The G20 summit in Biarritz a year later followed a comparatively low level of mobilization and set few precedents, partly because the authorities worked closely together in advance to prevent people from participating. There was little to counter the German governing establishment’s act of revenge in the removing of the movement‘s platform linksunten.indymedia.org from the net. Brief moments of defense and reference were created with a solidarity demonstration in Leipzig in January 2020 and an attack on the Federal Administrative Court in Leipzig with incendiary devices.

We believe that the memories of Carlo Guiliani should be cause for angry remembrance in Berlin as well.

At the same time, the moments of self-empowerment in the context of protests that have taken place can only be expanded and strengthened if we also continue to expand the references between the different occasions, repression and current fields of struggle.
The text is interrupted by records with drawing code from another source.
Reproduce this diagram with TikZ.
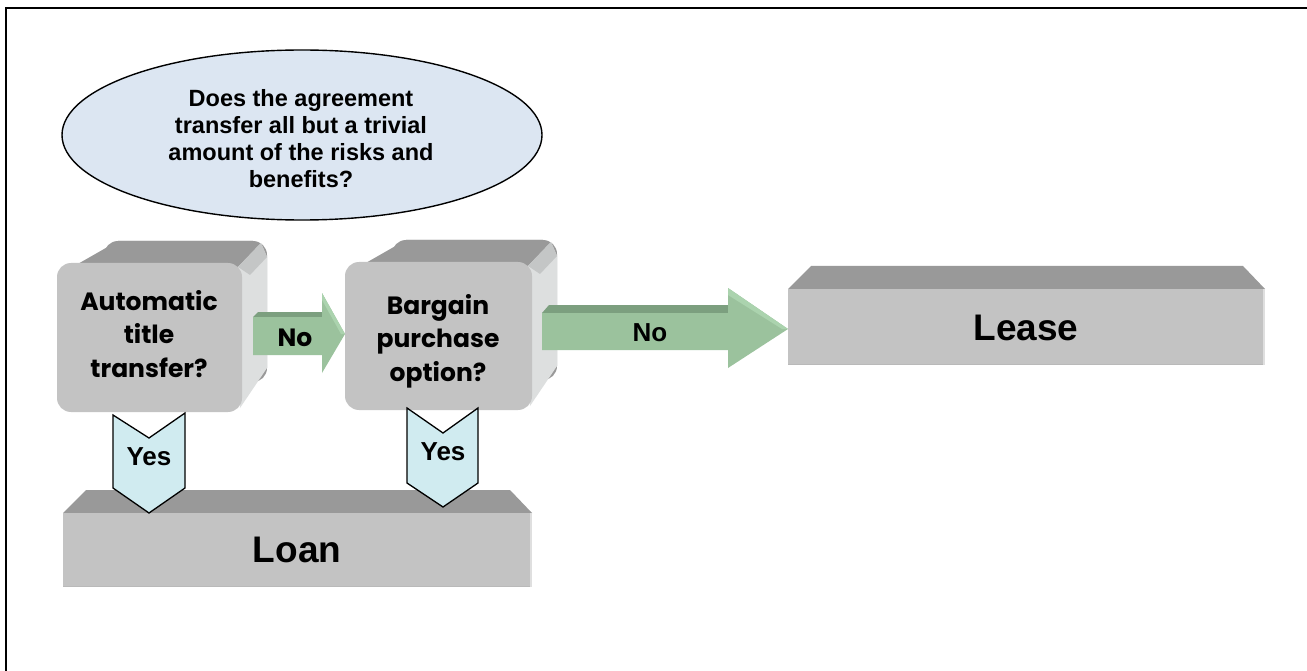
\documentclass[tikz,border=0pt]{standalone}
\usepackage{fontspec}
\setmainfont{Liberation Sans}
\newfontfamily\gothic{Poppins}
\definecolor{frontgray}{HTML}{C3C3C3}
\definecolor{topgray}{HTML}{999999}
\definecolor{sidegray}{HTML}{DDDFDF}
\definecolor{sidedark}{HTML}{C4C6C6}
\definecolor{ellblue}{HTML}{DCE6F2}
\definecolor{arrowgreen}{HTML}{9BC29D}
\definecolor{arrowdark}{HTML}{7C9F7F}
\definecolor{arrowlight}{HTML}{ABD3AE}
\definecolor{chevcyan}{HTML}{D0EBF0}
\newcommand\roundbox[4]{%
  \fill[topgray,rounded corners=14pt] ({#1+47},{#2-22}) rectangle ({#3+25},{#4-30});
  \fill[topgray] ({#1+5},{#2+10}) -- ({#1+61},{#2-22}) -- ({#3+11},{#2-22}) -- (#3,#2) -- cycle;
  \fill[sidegray] ({#3-4},{#2+4}) -- ({#3+19},{#2-20}) -- ({#3+25},{#2-6}) -- ({#3+25},{#4-44}) -- ({#3-2},{#4-4}) -- cycle;
  \fill[sidedark] ({#3-4},{#2+4}) -- ({#3+19},{#2-20}) -- ({#3+25},{#2-6}) -- ({#3+8},{#2+12}) -- cycle;
  \fill[frontgray,rounded corners=14pt] (#1,#2) rectangle (#3,#4);
}
\newcommand\flatbox[4]{%
  \fill[topgray] (#1,#2) -- ({#1+23},{#2-23}) -- ({#3-22},{#2-23}) -- (#3,#2) -- cycle;
  \fill[frontgray] (#1,#2) rectangle (#3,#4);
  \draw[gray!55,line width=1.5pt] ({#1},{#4-0.75}) -- ({#3},{#4-0.75});
  \draw[gray!25,line width=2pt] ({#3-1},{#2}) -- ({#3-1},{#4});
}
\begin{document}
\begin{tikzpicture}[x=1pt,y=-1pt,
  boxtext/.style={font=\gothic\bfseries\fontsize{25}{33.5}\selectfont,align=center,text=black},
  bigtext/.style={font=\bfseries\fontsize{37}{40}\selectfont},
  yestext/.style={font=\bfseries\fontsize{26}{30}\selectfont},
  chev/.style={fill=chevcyan,draw=black,line width=1.3pt,line join=miter}]
\useasboundingbox (0,0) rectangle (1307,671);
\draw[line width=2pt] (6,671) -- (6,8) -- (1307,8);

% question ellipse
\draw[fill=ellblue,line width=1.4pt] (302,135) ellipse [x radius=240pt, y radius=85pt];
\node[font=\bfseries\fontsize{23.5}{27}\selectfont,align=center] (q) at (301,139)
  {Does the agreement\\transfer all but a trivial\\amount of the risks and\\benefits?};

% decision boxes
\roundbox{57}{263}{242}{412}
\node[boxtext] (b1) at (149,334) {Automatic\\title\\transfer?};
\roundbox{345}{262}{532}{410}
\node[boxtext] (b2) at (438,341) {Bargain\\purchase\\option?};

% outcome boxes
\flatbox{788}{289}{1265}{365}
\node[bigtext] (lease) at (1026,328) {Lease};
\flatbox{63}{513}{532}{587}
\node[bigtext] (loan) at (297,550) {Loan};

% No arrow 1
\fill[arrowdark] (253,317) -- (258,312) -- (322,312) -- (322,317) -- cycle;
\fill[arrowgreen] (253,317) -- (322,317) -- (322,293) -- (345,334) -- (322,373) -- (322,355) -- (253,355) -- cycle;
\fill[arrowlight] (322,293) -- (345,334) -- (341,334) -- (322,300) -- cycle;
\node[font=\gothic\bfseries\fontsize{25}{30}\selectfont] (n1) at (295,338) {No};

% No arrow 2
\fill[arrowdark] (542,313) -- (549,305) -- (728,305) -- (728,313) -- cycle;
\fill[arrowgreen] (542,313) -- (728,313) -- (728,288) -- (788,329) -- (728,368) -- (728,350) -- (542,350) -- cycle;
\fill[arrowlight] (728,288) -- (788,329) -- (782,329) -- (728,295) -- cycle;
\node[font=\bfseries\fontsize{26}{30}\selectfont] (n2) at (650,333) {No};

% Yes chevrons
\draw[chev] (113,415) -- (149,438) -- (185,413) -- (185,488) -- (149,513) -- (113,488) -- cycle;
\node[yestext] (y1) at (149,457) {Yes};
\draw[chev] (407,408) -- (443,433) -- (478,408) -- (478,483) -- (443,507) -- (407,483) -- cycle;
\node[yestext] (y2) at (443,452) {Yes};
\end{tikzpicture}
\end{document}
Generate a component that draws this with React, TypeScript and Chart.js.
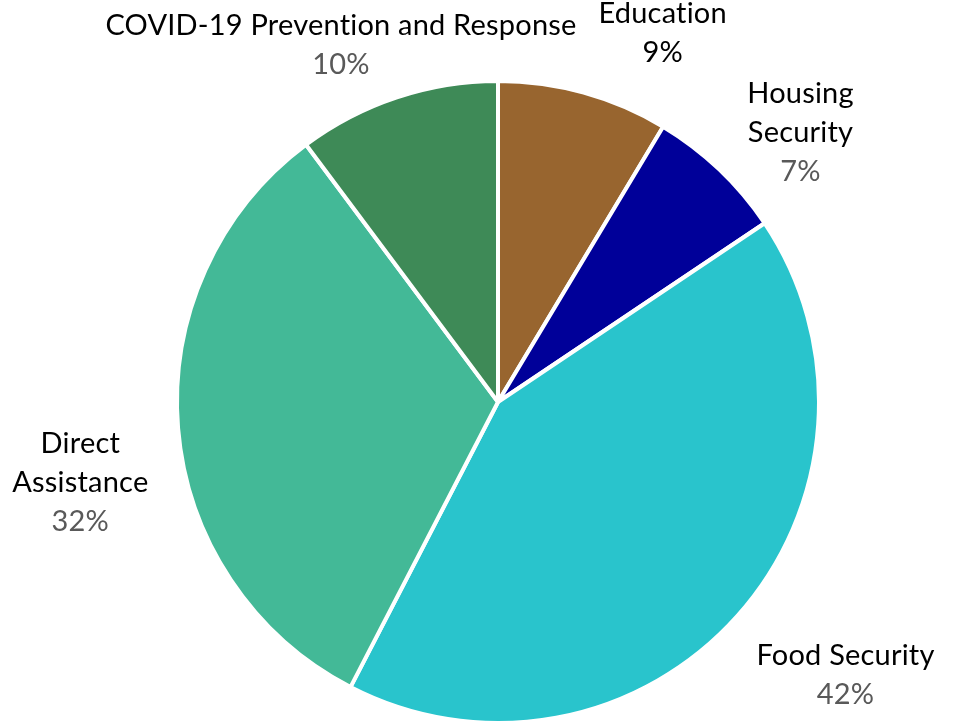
import React, { useEffect, useRef } from "react";
import { Chart, registerables } from "chart.js";

Chart.register(...registerables);

const categories = [
  "Education",
  "Housing Security",
  "Food Security",
  "Direct Assistance",
  "COVID-19 Prevention and Response",
];
const labelLines = [
  ["Education"],
  ["Housing", "Security"],
  ["Food Security"],
  ["Direct", "Assistance"],
  ["COVID-19 Prevention and Response"],
];
const values = [8.6, 7.0, 42.0, 32.2, 10.2];
const colors = ["#98652F", "#000099", "#29C4CC", "#43B997", "#3E8A57"];

// label placement (angle nudge in degrees, radial factor)
const labelLayout = [
  { da: 8.6, rf: 1.257, pctColor: "#000000" },
  { da: 4.8, rf: 1.261, pctColor: "#595959" },
  { da: -3.6, rf: 1.377, pctColor: "#595959" },
  { da: -6.2, rf: 1.325, pctColor: "#595959" },
  { da: -5.4, rf: 1.214, pctColor: "#595959" },
];

const FONT = "Lato, 'Open Sans', sans-serif";
const FONT_SIZE = 29;
const LINE_H = 39;

const outsideLabels = {
  id: "outsideLabels",
  afterDatasetsDraw(chart: any) {
    const { ctx } = chart;
    const meta = chart.getDatasetMeta(0);
    const data = chart.data.datasets[0].data as number[];
    const total = data.reduce((a, b) => a + b, 0);
    ctx.save();
    ctx.font = `${FONT_SIZE}px ${FONT}`;
    try {
      (ctx as any).letterSpacing = "0.2px";
    } catch (e) {}
    ctx.textAlign = "center";
    ctx.textBaseline = "middle";
    meta.data.forEach((arc: any, i: number) => {
      const { x, y, startAngle, endAngle, outerRadius } = arc.getProps(
        ["x", "y", "startAngle", "endAngle", "outerRadius"],
        true
      );
      const lay = labelLayout[i];
      const mid = (startAngle + endAngle) / 2 + (lay.da * Math.PI) / 180;
      const d = outerRadius * lay.rf;
      const cx = x + Math.cos(mid) * d;
      const cy = y + Math.sin(mid) * d;
      const lines = [...labelLines[i], Math.round((data[i] / total) * 100) + "%"];
      const y0 = cy - ((lines.length - 1) * LINE_H) / 2;
      lines.forEach((t, k) => {
        ctx.fillStyle = k === lines.length - 1 ? lay.pctColor : "#000000";
        ctx.fillText(t, cx, y0 + k * LINE_H);
      });
    });
    ctx.restore();
  },
};

export default function App() {
  const ref = useRef<HTMLCanvasElement | null>(null);
  useEffect(() => {
    if (!ref.current) return;
    const chart = new Chart(ref.current, {
      type: "pie",
      data: {
        labels: categories,
        datasets: [
          {
            data: values,
            backgroundColor: colors,
            borderColor: "#ffffff",
            borderWidth: 4,
          },
        ],
      },
      options: {
        animation: false,
        responsive: true,
        maintainAspectRatio: false,
        radius: 321,
        layout: { padding: { left: 178, right: 135, top: 82, bottom: 1 } },
        plugins: {
          legend: { display: false },
          tooltip: { enabled: false },
        },
      } as any,
      plugins: [outsideLabels],
    });
    return () => chart.destroy();
  }, []);
  return (
    <div
      style={{
        position: "absolute",
        left: 0,
        top: 0,
        width: 953,
        height: 723,
        background: "#ffffff",
      }}
    >
      <canvas ref={ref} />
    </div>
  );
}
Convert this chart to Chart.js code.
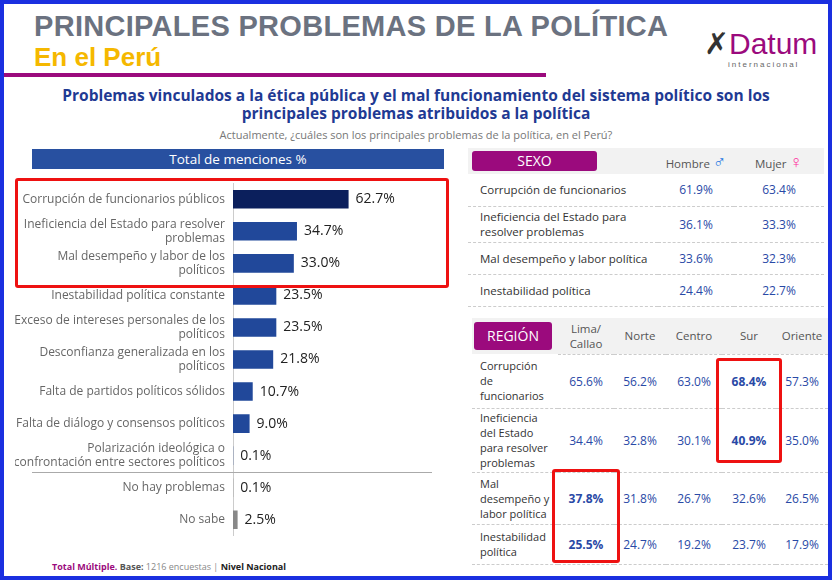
<!DOCTYPE html>
<html><head><meta charset="utf-8">
<script src="https://cdn.jsdelivr.net/npm/chart.js@4"></script>
<style>
body{margin:0;width:832px;height:580px;font-family:"Open Sans",Lato,sans-serif;overflow:hidden}
#frame{position:absolute;left:0;top:0;width:824px;height:572px;border:4px solid #1a2fe0;background:#fff}
.abs{position:absolute}
h1{position:absolute;left:30px;top:6px;margin:0;font:bold 29px "Liberation Sans",Arial,sans-serif;color:#6b7280;letter-spacing:.3px}
h2{position:absolute;left:30px;top:38px;margin:0;font:bold 26px "Liberation Sans",Arial,sans-serif;color:#f5b800}
table{border-collapse:collapse;font-size:11.5px;color:#333;table-layout:fixed}
td{border-bottom:1px dashed #ccc}
.v{color:#2949a6;text-align:center;font-size:12px}
.tag{background:#9b0a7d;color:#fff;border-radius:3px;text-align:center;font-size:14px}
.hd{color:#555;text-align:center;font-size:11.5px}
.lb{padding-left:8px;font-size:11px;white-space:nowrap}
.red{position:absolute;border:3px solid #ee1111;border-radius:3px}
</style></head><body>
<div id="frame">
<h1>PRINCIPALES PROBLEMAS DE LA POLÍTICA</h1>
<h2>En el Perú</h2>
<div class="abs" style="left:0;top:69px;width:542px;height:4px;background:#9b0a7d"></div>
<div class="abs" style="left:700px;top:22px;font:30px 'Liberation Sans',Arial;color:#9b0a7d"><span style="color:#333">✗</span>Datum</div>
<div class="abs" style="left:724px;top:56px;font:8px sans-serif;color:#666;letter-spacing:2px">internacional</div>
<div class="abs" style="left:20px;top:82px;width:784px;text-align:center;font:bold 15.5px 'Open Sans',sans-serif;color:#1f3a93;line-height:18px">Problemas vinculados a la ética pública y el mal funcionamiento del sistema político son los principales problemas atribuidos a la política</div>
<div class="abs" style="left:20px;top:123px;width:784px;text-align:center;font-size:11px;color:#777">Actualmente, ¿cuáles son los principales problemas de la política, en el Perú?</div>
<div class="abs" style="left:28px;top:145px;width:412px;height:20px;background:#2850a0;color:#fff;text-align:center;font-size:13.5px;line-height:20px">Total de menciones %</div>
<canvas id="c" width="430" height="383" class="abs" style="left:11px;top:164px"></canvas>
<div class="abs" style="left:28px;top:468px;width:400px;border-top:1px solid #aaa"></div>
<div class="red" style="left:11px;top:174px;width:428px;height:104px"></div>

<table class="abs" style="left:464px;top:144px;width:356px">
<col style="width:190px"><col style="width:76px"><col style="width:90px">
<tr style="background:#f2f2f2;height:26px"><td style="border:0;padding:2px 4px"><div class="tag" style="width:125px;line-height:20px">SEXO</div></td><td class="hd" style="border:0">Hombre <span style="color:#2a7be4;font-size:18px">♂</span></td><td class="hd" style="border:0">Mujer <span style="color:#ff2c9c;font-size:18px">♀</span></td></tr>
<tr style="height:32px"><td style="padding-left:12px">Corrupción de funcionarios</td><td class="v">61.9%</td><td class="v">63.4%</td></tr>
<tr style="height:36px"><td style="padding-left:12px">Ineficiencia del Estado para<br>resolver problemas</td><td class="v">36.1%</td><td class="v">33.3%</td></tr>
<tr style="height:32px"><td style="padding-left:12px">Mal desempeño y labor política</td><td class="v">33.6%</td><td class="v">32.3%</td></tr>
<tr style="height:32px"><td style="padding-left:12px">Inestabilidad política</td><td class="v">24.4%</td><td class="v">22.7%</td></tr>
</table>

<table class="abs" style="left:468px;top:314px;width:356px">
<col style="width:86px"><col style="width:56px"><col style="width:52px"><col style="width:56px"><col style="width:54px"><col style="width:52px">
<tr style="background:#f2f2f2;height:36px"><td style="border:0;padding:2px"><div class="tag" style="width:78px;line-height:28px">REGIÓN</div></td><td class="hd">Lima/<br>Callao</td><td class="hd">Norte</td><td class="hd">Centro</td><td class="hd">Sur</td><td class="hd">Oriente</td></tr>
<tr style="height:54px"><td class="lb">Corrupción<br>de<br>funcionarios</td><td class="v">65.6%</td><td class="v">56.2%</td><td class="v">63.0%</td><td class="v"><b>68.4%</b></td><td class="v">57.3%</td></tr>
<tr style="height:64px"><td class="lb">Ineficiencia<br>del Estado<br>para resolver<br>problemas</td><td class="v">34.4%</td><td class="v">32.8%</td><td class="v">30.1%</td><td class="v"><b>40.9%</b></td><td class="v">35.0%</td></tr>
<tr style="height:52px"><td class="lb">Mal<br>desempeño y<br>labor política</td><td class="v"><b>37.8%</b></td><td class="v">31.8%</td><td class="v">26.7%</td><td class="v">32.6%</td><td class="v">26.5%</td></tr>
<tr style="height:40px"><td class="lb">Inestabilidad<br>política</td><td class="v"><b>25.5%</b></td><td class="v">24.7%</td><td class="v">19.2%</td><td class="v">23.7%</td><td class="v">17.9%</td></tr>
</table>
<div class="red" style="left:712px;top:354px;width:60px;height:99px"></div>
<div class="red" style="left:548px;top:465px;width:62px;height:88px"></div>

<div class="abs" style="left:48px;top:556px;font-size:9px;color:#888"><b style="color:#9b0a7d">Total Múltiple.</b> <b style="color:#555">Base:</b> 1216 encuestas | <b style="color:#222">Nivel Nacional</b></div>
</div>
<script>
const categories = [
  'Corrupción de funcionarios públicos',
  ['Ineficiencia del Estado para resolver', 'problemas'],
  ['Mal desempeño y labor de los', 'políticos'],
  'Inestabilidad política constante',
  ['Exceso de intereses personales de los', 'políticos'],
  ['Desconfianza generalizada en los', 'políticos'],
  'Falta de partidos políticos sólidos',
  'Falta de diálogo y consensos políticos',
  ['Polarización ideológica o', 'confrontación entre sectores políticos'],
  'No hay problemas',
  'No sabe'
];
const values = [62.7, 34.7, 33.0, 23.5, 23.5, 21.8, 10.7, 9.0, 0.1, 0.1, 2.5];
const barColors = ['#0b1f5c', '#21489a', '#21489a', '#21489a', '#21489a', '#21489a', '#21489a', '#21489a', '#21489a', '#888888', '#888888'];

const valueLabels = {
  id: 'valueLabels',
  afterDatasetsDraw(chart) {
    const c = chart.ctx;
    c.save();
    c.font = '14px "Open Sans", sans-serif';
    c.fillStyle = '#222';
    c.textBaseline = 'middle';
    chart.getDatasetMeta(0).data.forEach((bar, i) => {
      c.fillText(values[i].toFixed(1) + '%', bar.x + 7, bar.y);
    });
    c.restore();
  }
};

new Chart(document.getElementById('c'), {
  type: 'bar',
  data: { labels: categories, datasets: [{ data: values, backgroundColor: barColors, barPercentage: 0.58, categoryPercentage: 1 }] },
  options: {
    indexAxis: 'y', responsive: false, animation: false,
    layout: { padding: 0 },
    plugins: { legend: { display: false }, tooltip: { enabled: false } },
    scales: {
      x: { min: 0, max: 115, display: false },
      y: {
        afterFit(s) { s.width = 218; },
        grid: { display: false, drawTicks: false },
        border: { color: '#ccc' },
        ticks: { color: '#666', font: { size: 12, family: 'Open Sans' }, padding: 8 }
      }
    }
  },
  plugins: [valueLabels]
});
</script>
</body></html>
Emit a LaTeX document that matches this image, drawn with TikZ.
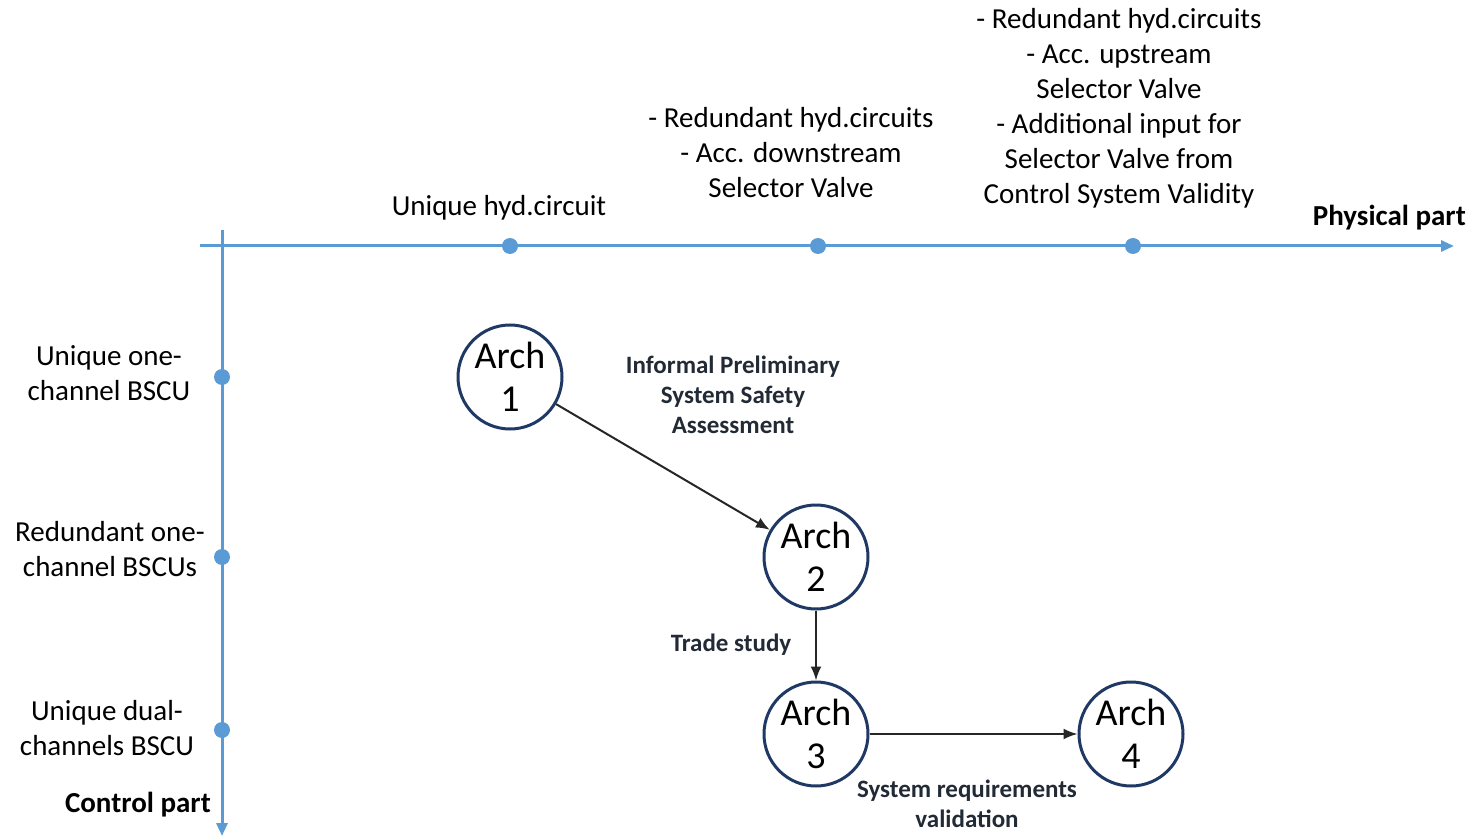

As mentioned above, in 2011, on the 10th anniversary of Carlo’s assassination, an unregistered demo was organized that ended in clashes. (http://rachefuercarlo.blogsport.de/)

Our proposal is therefore a coordination of actions and events, embedded in content analysis, referring both to the repression of moments of movement (summit protests) and to the offensive moments that we have taken at these points.

The trials in relation to the summit in Genoa drag on until today, and the repression after the G20 summit in Hamburg will accompany us for years to come. However instead of accepting this as it is and reacting to the best of our abilities, we want to create moments of offensiveness rather than only defensiveness, meet on the streets even beyond large-scale events of the powerful, and stay together against the system and their murderers.

A common protest can only create a sustainable, offensive space if contexts and references are established. Collective moments are empowering when diffrent groups and structures come together.

These moments must also exist in cases of repression. We have to erase the state given individuality and take a clear stand; to trust in each other and stand together in cases of repression. This is when and where solidarity takes shape.

We therefore want to open the space for everybody in order to discuss together how to remember and fight, in order to have a continuity of struggle, in which framework references between the death of Carlo Guiliani and the protests on the occasion of state meetings and repression can be created.

The campaigns initiated by the state with the help of cops, press and the like against organizations, structures and individuals must be answered, without always getting lost in the ongoing struggle of self-defense. To create own precedents and moments should be our goal.